### PROBLEM DETAILS
Return the data exactly, with all pictures removed.
··· RAW DATA
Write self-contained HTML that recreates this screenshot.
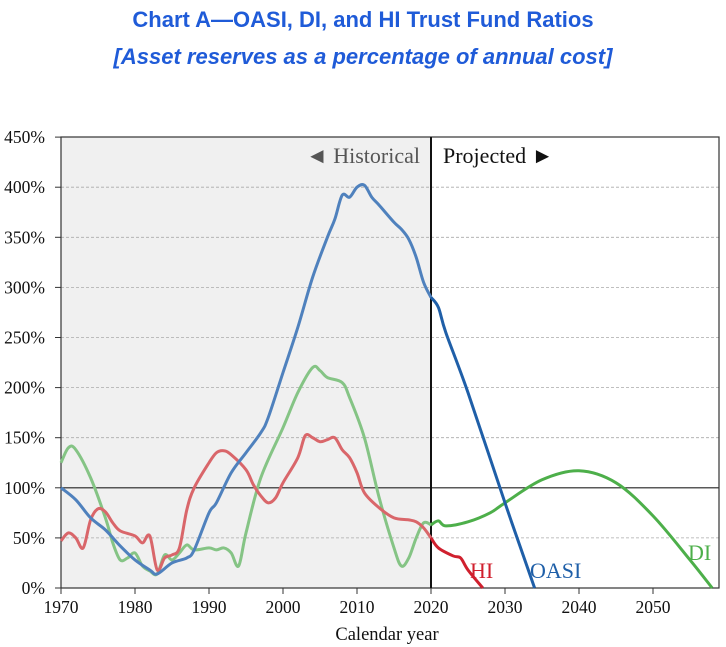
<!DOCTYPE html>
<html><head><meta charset="utf-8"><style>
body{margin:0;background:#fff;width:726px;height:647px;overflow:hidden}
.t{position:absolute;left:0;width:726px;text-align:center;font-family:"Liberation Sans",sans-serif;font-weight:bold;color:#1f5bd8}
</style></head><body>
<div class="t" style="top:7px;font-size:22px">Chart A—OASI, DI, and HI Trust Fund Ratios</div>
<div class="t" style="top:44px;font-size:22px;font-style:italic">[Asset reserves as a percentage of annual cost]</div>
<svg id="s" width="726" height="647" style="position:absolute;left:0;top:0" font-family="Liberation Serif,serif"></svg>
<script>
const X=y=>61+(y-1970)*7.4, Y=v=>588-v*1.002;
let h='<rect x="61" y="137" width="370" height="451" fill="#f0f0f0"/>';
for(let v=50;v<=400;v+=50){if(v!=100)h+=`<line x1="61" x2="719" y1="${Y(v)}" y2="${Y(v)}" stroke="#aaa" stroke-dasharray="3,2" stroke-width="0.8"/>`;}
h+=`<line x1="61" x2="719" y1="${Y(100)}" y2="${Y(100)}" stroke="#222" stroke-width="1.2"/>`;
h+='<rect x="61" y="137" width="658" height="451" fill="none" stroke="#333" stroke-width="1.2"/>';
h+='<line x1="431" x2="431" y1="137" y2="588" stroke="#111" stroke-width="2"/>';
for(let v=0;v<=450;v+=50){h+=`<line x1="55" x2="61" y1="${Y(v)}" y2="${Y(v)}" stroke="#333"/><text x="45" y="${Y(v)+6}" font-size="17.5" text-anchor="end" fill="#111">${v}%</text>`;}
for(let y=1970;y<=2050;y+=10){h+=`<line x1="${X(y)}" x2="${X(y)}" y1="588" y2="594" stroke="#333"/><text x="${X(y)}" y="613" font-size="17.5" text-anchor="middle" fill="#111">${y}</text>`;}
function sm(p){p=p.map(a=>[X(a[0]),Y(a[1])]);let d=`M${p[0][0]},${p[0][1]}`;for(let i=0;i<p.length-1;i++){const a=p[i-1]||p[i],b=p[i],c=p[i+1],e=p[i+2]||c;d+=`C${b[0]+(c[0]-a[0])/6},${b[1]+(c[1]-a[1])/6} ${c[0]-(e[0]-b[0])/6},${c[1]-(e[1]-b[1])/6} ${c[0]},${c[1]}`;}return d;}
function L(p,c){h+=`<path d="${sm(p)}" fill="none" stroke="${c}" stroke-width="3" stroke-linejoin="round"/>`;}
L([[1970,125],[1971,140],[1972,138],[1974,110],[1976,70],[1977,45],[1978,28],[1979,30],[1980,35],[1981,22],[1982,17],[1983,14],[1984,33],[1985,28],[1986,35],[1987,43],[1988,38],[1990,40],[1991,38],[1992,40],[1993,35],[1994,22],[1995,55],[1997,110],[2000,160],[2002,195],[2004,220],[2005,217],[2006,210],[2008,205],[2009,190],[2011,150],[2013,90],[2015,40],[2016,22],[2017,30],[2018,50],[2019,65],[2020,63]],'#85c485');
L([[1970,47],[1971,55],[1972,50],[1973,40],[1974,68],[1975,79],[1976,76],[1977,65],[1978,57],[1980,52],[1981,45],[1982,52],[1983,18],[1984,30],[1985,33],[1986,40],[1987,78],[1988,100],[1990,125],[1991,135],[1992,137],[1993,133],[1995,118],[1996,103],[1997,92],[1998,85],[1999,90],[2000,105],[2002,130],[2003,152],[2004,150],[2005,146],[2006,148],[2007,150],[2008,138],[2009,130],[2010,115],[2011,95],[2013,80],[2015,70],[2017,68],[2018,66],[2019,60],[2020,50]],'#d9666a');
L([[1970,100],[1972,88],[1974,70],[1976,58],[1978,42],[1980,28],[1982,18],[1983,14],[1985,25],[1987,30],[1988,38],[1990,75],[1991,85],[1993,115],[1995,135],[1997,155],[1998,170],[2000,215],[2002,260],[2004,310],[2006,350],[2007,368],[2008,392],[2009,390],[2010,400],[2011,402],[2012,390],[2013,382],[2015,365],[2016,358],[2017,348],[2018,330],[2019,305],[2020,290]],'#4f81bd');
L([[2020,63],[2021,67],[2022,62],[2025,66],[2028,75],[2030,85],[2035,108],[2040,117],[2045,105],[2050,72],[2055,28],[2058,0]],'#4daf4a');
L([[2020,50],[2021,40],[2023,32],[2024,30],[2025,18],[2027,0]],'#d0202e');
L([[2020,290],[2021,280],[2022,255],[2025,195],[2030,85],[2034,0]],'#1f5fa8');
h+='<text x="420" y="163" font-size="22" text-anchor="end" fill="#555">◄ Historical</text><text x="443" y="163" font-size="22" fill="#111">Projected ►</text>';
h+='<text x="470" y="578" font-size="22" fill="#d0202e">HI</text><text x="530" y="578" font-size="22" fill="#1f5fa8">OASI</text><text x="688" y="560" font-size="22" fill="#4daf4a">DI</text>';
h+='<text x="387" y="640" font-size="18.5" text-anchor="middle" fill="#111">Calendar year</text>';
document.getElementById('s').innerHTML=h;
</script>
</body></html>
······
### FULL ANSWER
Write self-contained HTML that recreates this screenshot.
<!DOCTYPE html>
<html><head><meta charset="utf-8"><style>
body{margin:0;background:#fff;width:726px;height:647px;overflow:hidden}
.t{position:absolute;left:0;width:726px;text-align:center;font-family:"Liberation Sans",sans-serif;font-weight:bold;color:#1f5bd8}
</style></head><body>
<div class="t" style="top:7px;font-size:22px">Chart A—OASI, DI, and HI Trust Fund Ratios</div>
<div class="t" style="top:44px;font-size:22px;font-style:italic">[Asset reserves as a percentage of annual cost]</div>
<svg id="s" width="726" height="647" style="position:absolute;left:0;top:0" font-family="Liberation Serif,serif"></svg>
<script>
const X=y=>61+(y-1970)*7.4, Y=v=>588-v*1.002;
let h='<rect x="61" y="137" width="370" height="451" fill="#f0f0f0"/>';
for(let v=50;v<=400;v+=50){if(v!=100)h+=`<line x1="61" x2="719" y1="${Y(v)}" y2="${Y(v)}" stroke="#aaa" stroke-dasharray="3,2" stroke-width="0.8"/>`;}
h+=`<line x1="61" x2="719" y1="${Y(100)}" y2="${Y(100)}" stroke="#222" stroke-width="1.2"/>`;
h+='<rect x="61" y="137" width="658" height="451" fill="none" stroke="#333" stroke-width="1.2"/>';
h+='<line x1="431" x2="431" y1="137" y2="588" stroke="#111" stroke-width="2"/>';
for(let v=0;v<=450;v+=50){h+=`<line x1="55" x2="61" y1="${Y(v)}" y2="${Y(v)}" stroke="#333"/><text x="45" y="${Y(v)+6}" font-size="17.5" text-anchor="end" fill="#111">${v}%</text>`;}
for(let y=1970;y<=2050;y+=10){h+=`<line x1="${X(y)}" x2="${X(y)}" y1="588" y2="594" stroke="#333"/><text x="${X(y)}" y="613" font-size="17.5" text-anchor="middle" fill="#111">${y}</text>`;}
function sm(p){p=p.map(a=>[X(a[0]),Y(a[1])]);let d=`M${p[0][0]},${p[0][1]}`;for(let i=0;i<p.length-1;i++){const a=p[i-1]||p[i],b=p[i],c=p[i+1],e=p[i+2]||c;d+=`C${b[0]+(c[0]-a[0])/6},${b[1]+(c[1]-a[1])/6} ${c[0]-(e[0]-b[0])/6},${c[1]-(e[1]-b[1])/6} ${c[0]},${c[1]}`;}return d;}
function L(p,c){h+=`<path d="${sm(p)}" fill="none" stroke="${c}" stroke-width="3" stroke-linejoin="round"/>`;}
L([[1970,125],[1971,140],[1972,138],[1974,110],[1976,70],[1977,45],[1978,28],[1979,30],[1980,35],[1981,22],[1982,17],[1983,14],[1984,33],[1985,28],[1986,35],[1987,43],[1988,38],[1990,40],[1991,38],[1992,40],[1993,35],[1994,22],[1995,55],[1997,110],[2000,160],[2002,195],[2004,220],[2005,217],[2006,210],[2008,205],[2009,190],[2011,150],[2013,90],[2015,40],[2016,22],[2017,30],[2018,50],[2019,65],[2020,63]],'#85c485');
L([[1970,47],[1971,55],[1972,50],[1973,40],[1974,68],[1975,79],[1976,76],[1977,65],[1978,57],[1980,52],[1981,45],[1982,52],[1983,18],[1984,30],[1985,33],[1986,40],[1987,78],[1988,100],[1990,125],[1991,135],[1992,137],[1993,133],[1995,118],[1996,103],[1997,92],[1998,85],[1999,90],[2000,105],[2002,130],[2003,152],[2004,150],[2005,146],[2006,148],[2007,150],[2008,138],[2009,130],[2010,115],[2011,95],[2013,80],[2015,70],[2017,68],[2018,66],[2019,60],[2020,50]],'#d9666a');
L([[1970,100],[1972,88],[1974,70],[1976,58],[1978,42],[1980,28],[1982,18],[1983,14],[1985,25],[1987,30],[1988,38],[1990,75],[1991,85],[1993,115],[1995,135],[1997,155],[1998,170],[2000,215],[2002,260],[2004,310],[2006,350],[2007,368],[2008,392],[2009,390],[2010,400],[2011,402],[2012,390],[2013,382],[2015,365],[2016,358],[2017,348],[2018,330],[2019,305],[2020,290]],'#4f81bd');
L([[2020,63],[2021,67],[2022,62],[2025,66],[2028,75],[2030,85],[2035,108],[2040,117],[2045,105],[2050,72],[2055,28],[2058,0]],'#4daf4a');
L([[2020,50],[2021,40],[2023,32],[2024,30],[2025,18],[2027,0]],'#d0202e');
L([[2020,290],[2021,280],[2022,255],[2025,195],[2030,85],[2034,0]],'#1f5fa8');
h+='<text x="420" y="163" font-size="22" text-anchor="end" fill="#555">◄ Historical</text><text x="443" y="163" font-size="22" fill="#111">Projected ►</text>';
h+='<text x="470" y="578" font-size="22" fill="#d0202e">HI</text><text x="530" y="578" font-size="22" fill="#1f5fa8">OASI</text><text x="688" y="560" font-size="22" fill="#4daf4a">DI</text>';
h+='<text x="387" y="640" font-size="18.5" text-anchor="middle" fill="#111">Calendar year</text>';
document.getElementById('s').innerHTML=h;
</script>
</body></html>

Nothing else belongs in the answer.